As I see it, morality is inherently underdefined and subjective. All our current attempts at creating rigorous moral frameworks lead to intuitively immoral behaviour under some circumstances. Combining them all together with some sort of blending function to avoid the weak points might avoid the kookiest of unintuitive behaviour but I don't think it'll solve the inherent fuzziness of actual morality.
Fortunately, it doesn't have to solve it to be useful. It just has to approximate human-quality morality. Humans are well known for being, shall we say, fuzzy in their morality at times.
I'm not certain if that was a joke or not. Calling altruism immoral certainly qualifies as intuitively immoral behavior.
Even if one excises Ayn Rand's infamous politics and personal hypocrisies, and even everything which doesn't follow from claimed principles it isn't very workable. Rationality is a measure of sanity more than morality even if there may be some overlap in that a perfectly rational actor wouldn't display gratitutous cruelty.

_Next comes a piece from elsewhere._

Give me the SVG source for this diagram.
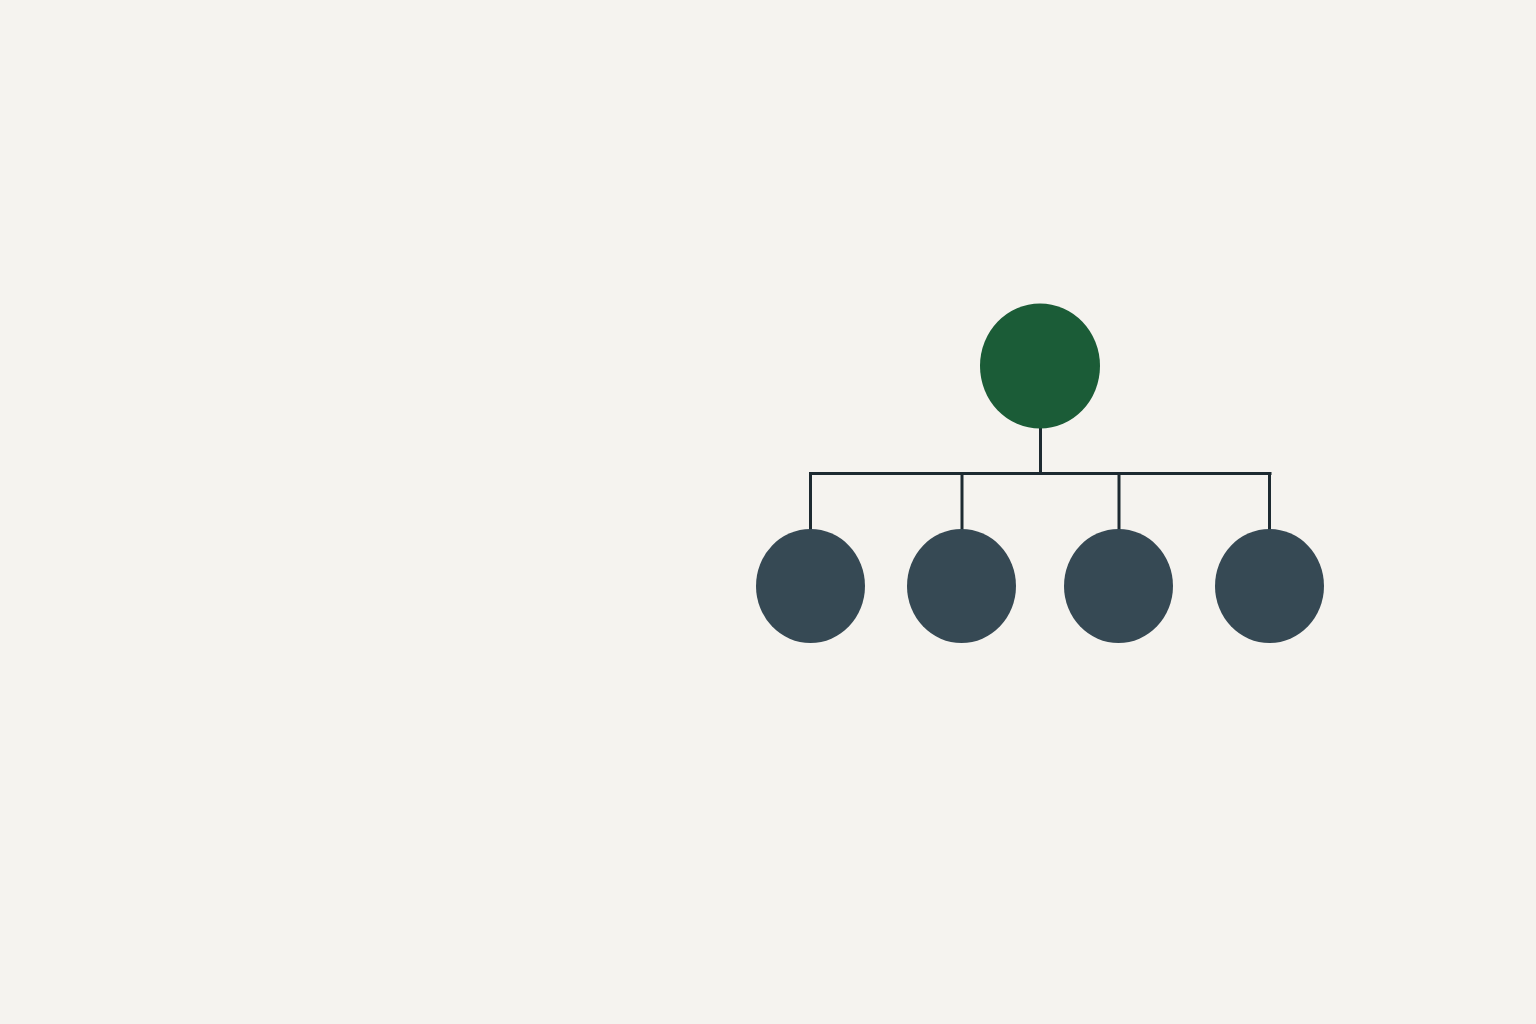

Granted everything we have is also imperfect. Pure intuition can easily fall into nonsensical superstition and prejudices like Pythagorean hatred for beans and irrational number denial and rationality alone. There are plenty of "serial killer organ thief doctor utilitarianism" arguments but those first order calculations fail to consider the impact of it inevitably becoming a known thing in society. Being incentivized to shoot a doctor if you wind up alone with one is a larger net harm to society in addition to the obvious deterrant to being a lone traveler. Those silly exercises aside rationality alone is insufficient it lacks goal definition. One may rationally persue extinction of all life in the universe or maximizing human lifespan.
If a sub-goal is linked to another goal it can be found to be irrational if inconsistent, if painting your dog won't make your crush love you dog-painting isn't a rational goal. But if you want to just paint your dog for the sake of doing so (please don't) it can't be said to be less rational than another goal even if it is more or less obtainable.
The Stanford Encyclopedia of Philosophy recently (March 2020) published an entry on Computational Philosophy, a newly forming field that employs "the use of mechanized computational techniques to instantiate, extend, and amplify philosophical research."